# I'm on kit watch!



## DianeS (Nov 20, 2011)

I have five does due in the next week. FIVE! 

Three of them are due this week on purpose. Two Angoras and one Californian, all bred to Angoras. The Angora/Cali mix is for meat, the Angora/Angora ones may be kept for wool production if their colors and wool type are good. 

Then there were two separate Craigslist ads for free rabbits that were likely pregnant. One Cali doe probably bred to a Dutch-looking male, but her attitude is so bad I can't palpate her. But she just turned 6 months and suddenly became mean to her male hutch-mate and to people, hence the suspicion that she's pregnant. If she is, she is also likely due this week, as she's been in my home just short of three weeks now.  The other doe is a mini of some kind, and she came WITH her male hutch-mate. I palpated her, she is most likely pregnant too. VERY nice temperment in both doe and buck, those kits may go for pets. So I got all those rabbits, and it seems as though they'll be due approximately the same time mine are! Talk about timing. 

I didn't even have that many nestboxes, so I repurposed some cardboard boxes.

These are all very tentative litters. Lots of inexperienced does and bucks, both. So we'll see what happens with so many first-time moms and their litter survival rates. 

So I have my schedule of checking - 4 times per day. I have my artifical fur (dryer lint) in case it's needed.  Everyone has more hay than they could eat in a week, because they spread it all over their cages right away instead of leaving it in nice piles in the boxes or the corners. Whatever! 

So if/when I have any kits to talk about, I'll post about it!


----------



## 2seth2 (Nov 20, 2011)

with 5 does if anything hapens it will be easy to foster


----------



## Ms. Research (Nov 21, 2011)

Wishing you luck on your Pending Kits!  Hoping for healthy kits and relaxed healthy first time moms for you!


----------



## SmallFarmGirl (Nov 21, 2011)




----------



## DianeS (Dec 1, 2011)

And ZERO have kindled. Seriously! I knew I had first time does and bucks, but really didn't think they would ALL not take. Grrr. Each doe visited with each buck, and all at least attempted the deed several times. Looked like it took, but apparantly not. 
 

Anyone know if IA with meat rabbits is possible? I'm about willing to try anything...


----------



## CocoNUT (Dec 1, 2011)

Welcome to my world!  I had the darndest time getting any of my girls to "take"...one doe was driving me NUTs!  I know a lot of people were having problems with the heat...and I FINALLY got my "difficult" girl to "take" just this fall.  Her kits are 2.5 weeks old now.  

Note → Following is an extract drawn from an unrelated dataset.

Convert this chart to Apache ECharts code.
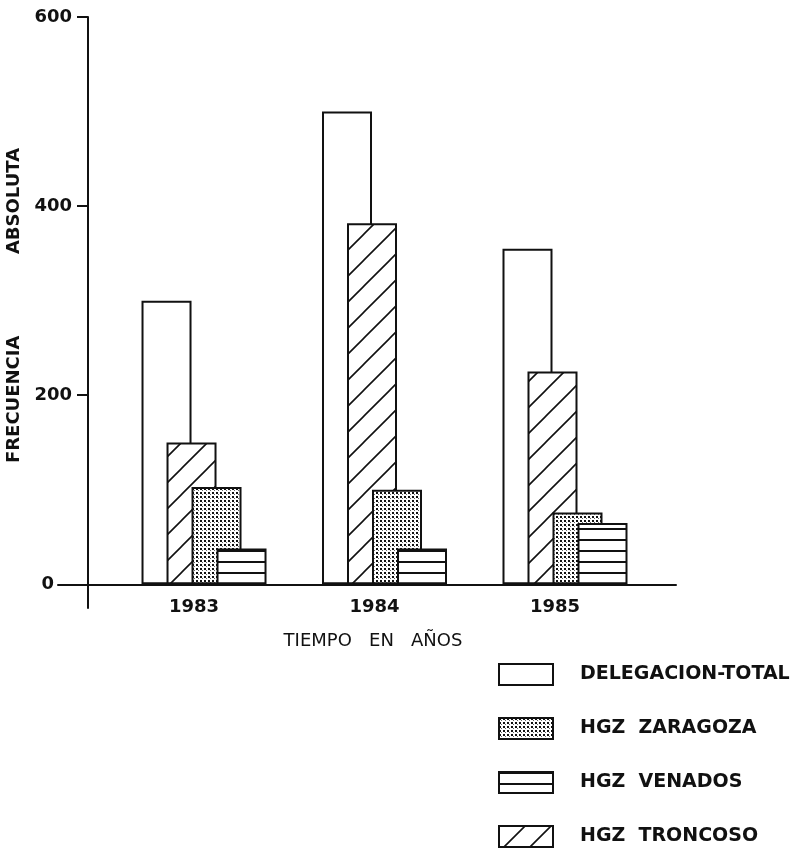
<!DOCTYPE html>
<html>
<head>
<meta charset="utf-8">
<script src="https://cdn.jsdelivr.net/npm/echarts@6/dist/echarts.min.js"></script>
<style>html,body{margin:0;padding:0;background:#fff}#c{width:795px;height:854px}</style>
</head>
<body>
<div id="c"></div>
<script>
// ---- data ----
var years = [1983, 1984, 1985];
var total = [300, 500, 355];      // DELEGACION-TOTAL
var troncoso = [150, 382, 225];   // HGZ TRONCOSO
var zaragoza = [103, 100, 76];    // HGZ ZARAGOZA
var venados = [38, 38, 65];       // HGZ VENADOS
var yTicks = [0, 200, 400, 600];
var names = ['DELEGACION-TOTAL', 'HGZ  ZARAGOZA', 'HGZ  VENADOS', 'HGZ  TRONCOSO'];

// ---- patterns ----
function tile(w, h, draw) {
  var c = document.createElement('canvas');
  c.width = w; c.height = h;
  var g = c.getContext('2d');
  g.fillStyle = '#fff'; g.fillRect(0, 0, w, h);
  g.fillStyle = '#111'; g.strokeStyle = '#111';
  draw(g);
  return { image: c, repeat: 'repeat' };
}
var hatch = tile(26, 26, function (g) {
  g.lineWidth = 1.6;
  g.beginPath();
  g.moveTo(-2, 28); g.lineTo(28, -2);
  g.moveTo(-2, 2); g.lineTo(2, -2);
  g.moveTo(24, 28); g.lineTo(28, 24);
  g.stroke();
});
var dots = tile(4, 4, function (g) {
  g.fillRect(0, 0, 2, 2);
  g.fillStyle = '#666';
  g.fillRect(2, 2, 1, 1);
});
var hlines = tile(4, 11, function (g) {
  g.fillRect(0, 0, 4, 2);
});

function pairs(vals) { return vals.map(function (v, i) { return [years[i], v]; }); }
function barSeries(name, vals, fill) {
  return {
    name: name, type: 'bar', data: pairs(vals),
    barWidth: 50, barGap: '-50%',
    itemStyle: { color: fill, borderColor: '#111', borderWidth: 2 },
    emphasis: { disabled: true }, animation: false
  };
}

var font = 'DejaVu Sans';
var chart = echarts.init(document.getElementById('c'), null, { renderer: 'canvas' });
chart.setOption({
  backgroundColor: '#fff',
  animation: false,
  grid: { left: 58, right: 119, top: 17, bottom: 246, outerBoundsMode: 'none' },
  xAxis: {
    type: 'value', min: 1982.191, max: 1985.615,
    name: 'TIEMPO   EN   AÑOS', nameLocation: 'middle', nameGap: 24,
    nameTextStyle: { fontFamily: font, fontSize: 18, color: '#111', padding: [0, 0, 0, 12] },
    axisLine: { onZero: true, lineStyle: { color: '#111', width: 2 } },
    axisTick: { show: false },
    splitLine: { show: false },
    axisLabel: {
      customValues: years, margin: -10,
      fontFamily: font, fontSize: 18, fontWeight: 'bold', color: '#111',
      padding: [0, 20, 0, 0],
      formatter: function (v) { return String(Math.round(v)); }
    }
  },
  yAxis: {
    type: 'value', min: -25, max: 600, offset: -30,
    name: 'FRECUENCIA             ABSOLUTA', nameLocation: 'middle', nameGap: 54,
    nameRotate: 90,
    nameTextStyle: { fontFamily: font, fontSize: 18, fontWeight: 'bold', color: '#111', padding: [0, 0, 0, 14] },
    axisLine: { show: true, lineStyle: { color: '#111', width: 2 } },
    axisTick: { show: true, customValues: yTicks, length: 11, lineStyle: { color: '#111', width: 2 } },
    splitLine: { show: false },
    axisLabel: {
      customValues: yTicks, margin: 16, fontFamily: font, fontSize: 18, fontWeight: 'bold', color: '#111',
      formatter: function (v) { return v === 0 ? '{z|0}' : String(v); },
      rich: { z: { fontFamily: font, fontSize: 18, fontWeight: 'bold', color: '#111', padding: [0, 18, 0, 0] } }
    }
  },
  legend: {
    orient: 'vertical', left: 498, top: 663, padding: 0,
    itemWidth: 54, itemHeight: 21, itemGap: 31, icon: 'rect',
    data: names,
    textStyle: { fontFamily: font, fontSize: 19, fontWeight: 'bold', color: '#111', padding: [0, 0, 0, 22] },
    selectedMode: false
  },
  series: [
    barSeries(names[0], total, '#fff'),
    barSeries(names[3], troncoso, hatch),
    barSeries(names[1], zaragoza, dots),
    barSeries(names[2], venados, hlines)
  ]
});
</script>
</body>
</html>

I actually sat there...and WATCHED them.  When nothing happened....I put a blanket up on one side of the cage and kinda stood away....then came back!  I MADE SURE that little bugger "fell off"....then made her sit in there for a couple more "fall offs" before I took her out - It worked tho!  6 fat, rolly polly little pop-up-els of joy later....I'm pretty impressed!  I think it might've been a combination of her being too young earlier on and the heat and the wrong buck. 

Try again.  It'll happen.  I think it's more likely to happen now that its cooler AND they have had some 'practice'...lol! 

Good luck and keep on trying!  They EVENTUALLY get it....then you'll be up to your ears in kits!


----------